Le convoi infernal - suite 1



A tout hasard, nous réclamons à boire, nous supplions, sans rien espérer. Contre toute attente, la porte de notre wagon s’ouvre et des bouteilles remplies d’eau nous sont passées à la hâte par des « Chemises Noires », des soldats italiens qui escortent en partie le convoi. Ces latins sont moins durs que les teutons Allemands et n'ont pas leur sadisme : ils se sont laissé apitoyer. Les bouteilles circulent parmi nous ; chacun a droit à quelques gorgées. C’est peu, mais nous n’aurions pas imaginé à quel point de l’eau toute simple pouvait se savourer comme le plus délectable des nectars.

Puis le train se remet en marche. Nouvel arrêt peu de temps après. Cette fois, les portes s’ouvrent toutes grandes sur la nuit et nous pouvons apercevoir sur le quai un long alignement de SS fortement armés, flanqués de chiens qui tirent avec rage sur leur laisse. Des ordres sont hurlés : « Raus ! Raus ! Schnell ! » Et pour aussi étrange que cela paraisse, les wagons se vident très vite. Epuisés, assoiffés, affamés, totalement ankylosés, nous sautons sur le quai comme d’alertes voyageurs en pleine forme ; mais nos jambes sans force ne nous supportent plus ; nous nous affalons au sol, pour cependant vite nous redresser, vigoureusement stimulés, il est vrai, par les coups de nerfs de bœuf et de crosses de fusil, qui nous sont assénés sans compter par la soldatesque.

« Enlevez vos vêtements ! Ne gardez rien sur vous ! » Mais alors, les précieuses victuailles : la boule de pain, le saucisson, que beaucoup, à tout hasard, tenaient encore presque intacts en réserve ? Il faut les abandonner : toutes ces bonnes choses roulent à terre, sont piétinées, gâchées dans la cohue du déshabillage.
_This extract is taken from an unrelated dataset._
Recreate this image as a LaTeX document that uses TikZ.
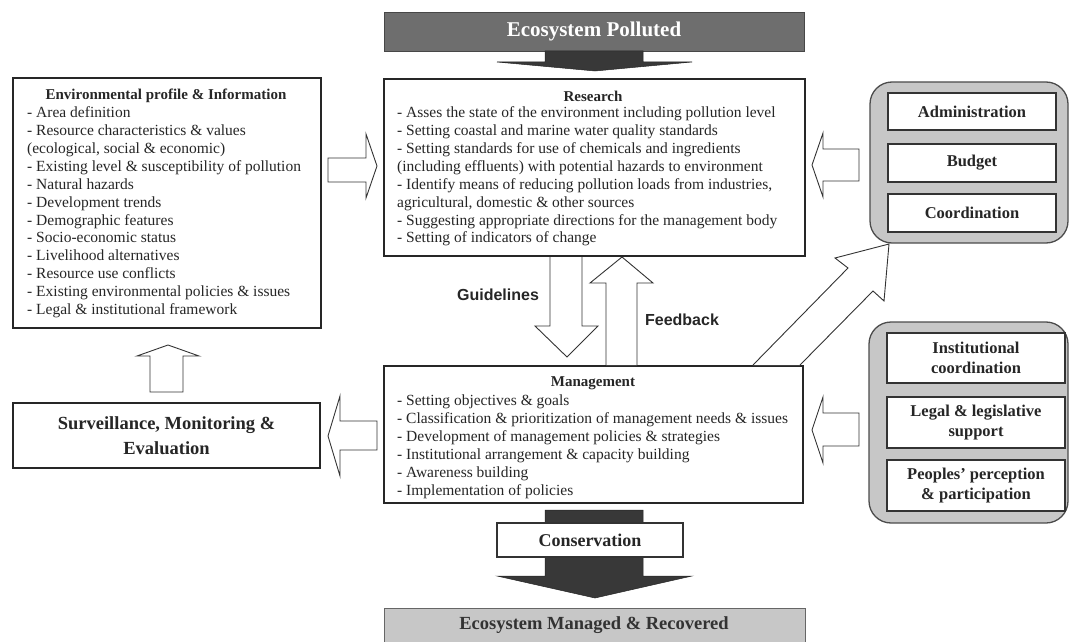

Je me félicite d’avoir en bonne partie mangé ces provisions désormais perdues. Nos vêtements s’amoncellent à terre : costumes, cravates, chemises, chaussures, parfois élégants, mais aussi haillons, chaussettes « russes » des maquisards qui, de tous ces "voyageurs", sont les plus mal lotis.

Nous voici nus sur le quai, frissonnant dans l’air vif de la nuit ; puis on nous ordonne de réintégrer nos wagons. Les vêtements font de gros tas qui sont embarqués dans notre train, où ils remplissent des voitures entières. Il nous faut faire de la place aux occupants de ces voitures qui sont répartis dans nos cercueils roulants . Au lieu d’être à cent, nous serons maintenant à cent quatre vingt par wagon... Il paraît impossible de s’entasser en si grand nombre dans un espace aussi restreint. Les crosses de fusil qui frappent nos reins, les chiens qui aboient à nos mollets nues, nous contraignent à le faire quand même... Une nouvelle fois, les portes se referment sur la misérable cargaison humaine que nous sommes devenue ; et le sinistre convoi reprend sa course dans la nuit, désormais sous la seule garde des militaires SS.

Certains en déduisent que nous sommes arrivés en Allemagne. Mais rien n'est certain, car trop occupés à survivre, nous avons perdu toute notion du temps et des distances. Nous apprendrons pourtant assez vite qu'en fait nous étions à Metz et que c'est là que nous avons franchi "la nouvelle frontière", à l'entrée des territoires annexés que le grand Reich considère à nouveau comme siens. Nous sommes donc bien en Allemagne. En nous ôtant nos vêtements pour nous faire voyager nus, nos geôliers savent ce qu'ils font : empêcher toute évasion sur leur sol et nous faire descendre d'un nouveau degré vers notre déshumanisation ; désormais nous sommes chez eux ; ils n'ont plus de comptes à rendre à personne sur notre sort, d'autant que les soldats italiens qui avaient eu un peu pitié de nous ont quitté le convoi.